* BEGIN *
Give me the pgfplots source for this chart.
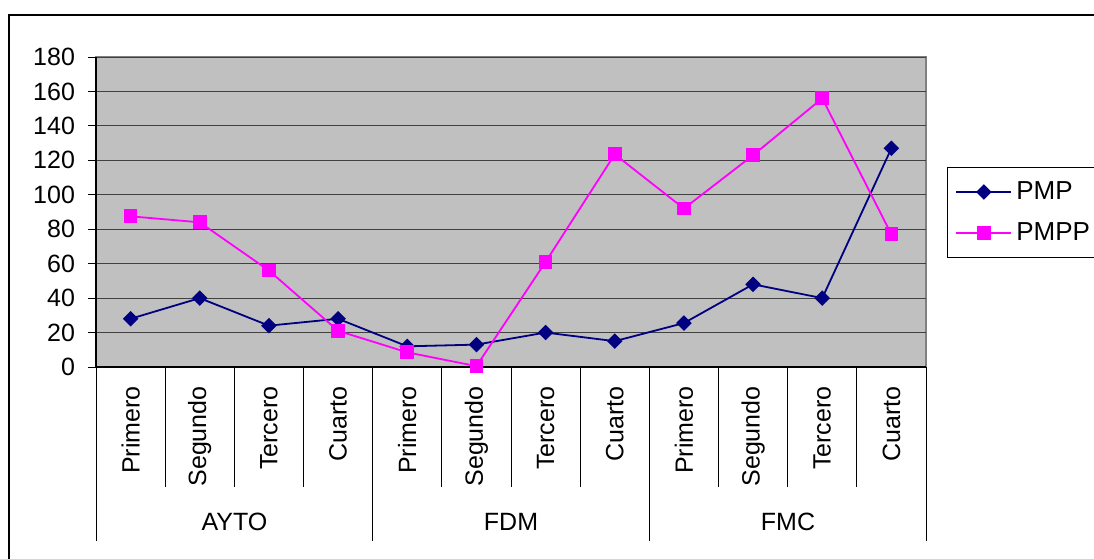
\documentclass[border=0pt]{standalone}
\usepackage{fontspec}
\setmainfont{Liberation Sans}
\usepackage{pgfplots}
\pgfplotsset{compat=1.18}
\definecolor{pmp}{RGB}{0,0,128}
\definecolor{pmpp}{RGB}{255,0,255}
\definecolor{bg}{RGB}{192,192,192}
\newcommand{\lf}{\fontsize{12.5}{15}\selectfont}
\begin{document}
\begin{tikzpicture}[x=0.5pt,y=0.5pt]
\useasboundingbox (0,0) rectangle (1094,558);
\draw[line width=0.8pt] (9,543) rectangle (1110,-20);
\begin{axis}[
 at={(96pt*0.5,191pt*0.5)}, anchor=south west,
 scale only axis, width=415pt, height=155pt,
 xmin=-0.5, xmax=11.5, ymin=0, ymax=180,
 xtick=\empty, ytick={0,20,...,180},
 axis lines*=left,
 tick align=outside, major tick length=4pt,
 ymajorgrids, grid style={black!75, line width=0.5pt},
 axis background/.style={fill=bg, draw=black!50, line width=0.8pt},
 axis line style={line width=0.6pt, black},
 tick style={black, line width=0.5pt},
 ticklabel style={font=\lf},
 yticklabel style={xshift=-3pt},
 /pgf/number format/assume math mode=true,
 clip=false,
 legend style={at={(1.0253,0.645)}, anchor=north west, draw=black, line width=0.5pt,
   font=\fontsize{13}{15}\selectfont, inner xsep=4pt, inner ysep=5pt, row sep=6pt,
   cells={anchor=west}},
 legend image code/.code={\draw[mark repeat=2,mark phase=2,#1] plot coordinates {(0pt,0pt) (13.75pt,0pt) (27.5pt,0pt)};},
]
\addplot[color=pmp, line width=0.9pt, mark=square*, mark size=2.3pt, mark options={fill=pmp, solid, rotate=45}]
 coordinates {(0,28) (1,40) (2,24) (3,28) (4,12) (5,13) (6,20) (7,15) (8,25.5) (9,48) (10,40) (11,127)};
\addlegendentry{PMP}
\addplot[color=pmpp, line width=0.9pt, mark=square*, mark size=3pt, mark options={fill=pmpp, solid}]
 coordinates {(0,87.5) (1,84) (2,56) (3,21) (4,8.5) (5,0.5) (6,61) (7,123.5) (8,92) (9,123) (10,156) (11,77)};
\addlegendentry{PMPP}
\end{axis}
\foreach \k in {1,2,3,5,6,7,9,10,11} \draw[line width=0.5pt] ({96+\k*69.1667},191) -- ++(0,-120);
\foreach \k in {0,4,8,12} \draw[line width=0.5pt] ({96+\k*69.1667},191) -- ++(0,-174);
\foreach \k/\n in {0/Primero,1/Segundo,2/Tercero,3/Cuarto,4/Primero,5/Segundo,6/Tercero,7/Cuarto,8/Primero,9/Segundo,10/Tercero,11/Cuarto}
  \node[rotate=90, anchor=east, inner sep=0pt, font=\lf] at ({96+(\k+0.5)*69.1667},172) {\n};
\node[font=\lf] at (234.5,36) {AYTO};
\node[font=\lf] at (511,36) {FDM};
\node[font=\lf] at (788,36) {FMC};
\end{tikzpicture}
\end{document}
* END *
**Given exercise**
Without the pictures, retype the whole of the material above exactly.

**Exercise output**
Give me the pgfplots source for this chart.
\documentclass[border=0pt]{standalone}
\usepackage{fontspec}
\setmainfont{Liberation Sans}
\usepackage{pgfplots}
\pgfplotsset{compat=1.18}
\definecolor{pmp}{RGB}{0,0,128}
\definecolor{pmpp}{RGB}{255,0,255}
\definecolor{bg}{RGB}{192,192,192}
\newcommand{\lf}{\fontsize{12.5}{15}\selectfont}
\begin{document}
\begin{tikzpicture}[x=0.5pt,y=0.5pt]
\useasboundingbox (0,0) rectangle (1094,558);
\draw[line width=0.8pt] (9,543) rectangle (1110,-20);
\begin{axis}[
 at={(96pt*0.5,191pt*0.5)}, anchor=south west,
 scale only axis, width=415pt, height=155pt,
 xmin=-0.5, xmax=11.5, ymin=0, ymax=180,
 xtick=\empty, ytick={0,20,...,180},
 axis lines*=left,
 tick align=outside, major tick length=4pt,
 ymajorgrids, grid style={black!75, line width=0.5pt},
 axis background/.style={fill=bg, draw=black!50, line width=0.8pt},
 axis line style={line width=0.6pt, black},
 tick style={black, line width=0.5pt},
 ticklabel style={font=\lf},
 yticklabel style={xshift=-3pt},
 /pgf/number format/assume math mode=true,
 clip=false,
 legend style={at={(1.0253,0.645)}, anchor=north west, draw=black, line width=0.5pt,
   font=\fontsize{13}{15}\selectfont, inner xsep=4pt, inner ysep=5pt, row sep=6pt,
   cells={anchor=west}},
 legend image code/.code={\draw[mark repeat=2,mark phase=2,#1] plot coordinates {(0pt,0pt) (13.75pt,0pt) (27.5pt,0pt)};},
]
\addplot[color=pmp, line width=0.9pt, mark=square*, mark size=2.3pt, mark options={fill=pmp, solid, rotate=45}]
 coordinates {(0,28) (1,40) (2,24) (3,28) (4,12) (5,13) (6,20) (7,15) (8,25.5) (9,48) (10,40) (11,127)};
\addlegendentry{PMP}
\addplot[color=pmpp, line width=0.9pt, mark=square*, mark size=3pt, mark options={fill=pmpp, solid}]
 coordinates {(0,87.5) (1,84) (2,56) (3,21) (4,8.5) (5,0.5) (6,61) (7,123.5) (8,92) (9,123) (10,156) (11,77)};
\addlegendentry{PMPP}
\end{axis}
\foreach \k in {1,2,3,5,6,7,9,10,11} \draw[line width=0.5pt] ({96+\k*69.1667},191) -- ++(0,-120);
\foreach \k in {0,4,8,12} \draw[line width=0.5pt] ({96+\k*69.1667},191) -- ++(0,-174);
\foreach \k/\n in {0/Primero,1/Segundo,2/Tercero,3/Cuarto,4/Primero,5/Segundo,6/Tercero,7/Cuarto,8/Primero,9/Segundo,10/Tercero,11/Cuarto}
  \node[rotate=90, anchor=east, inner sep=0pt, font=\lf] at ({96+(\k+0.5)*69.1667},172) {\n};
\node[font=\lf] at (234.5,36) {AYTO};
\node[font=\lf] at (511,36) {FDM};
\node[font=\lf] at (788,36) {FMC};
\end{tikzpicture}
\end{document}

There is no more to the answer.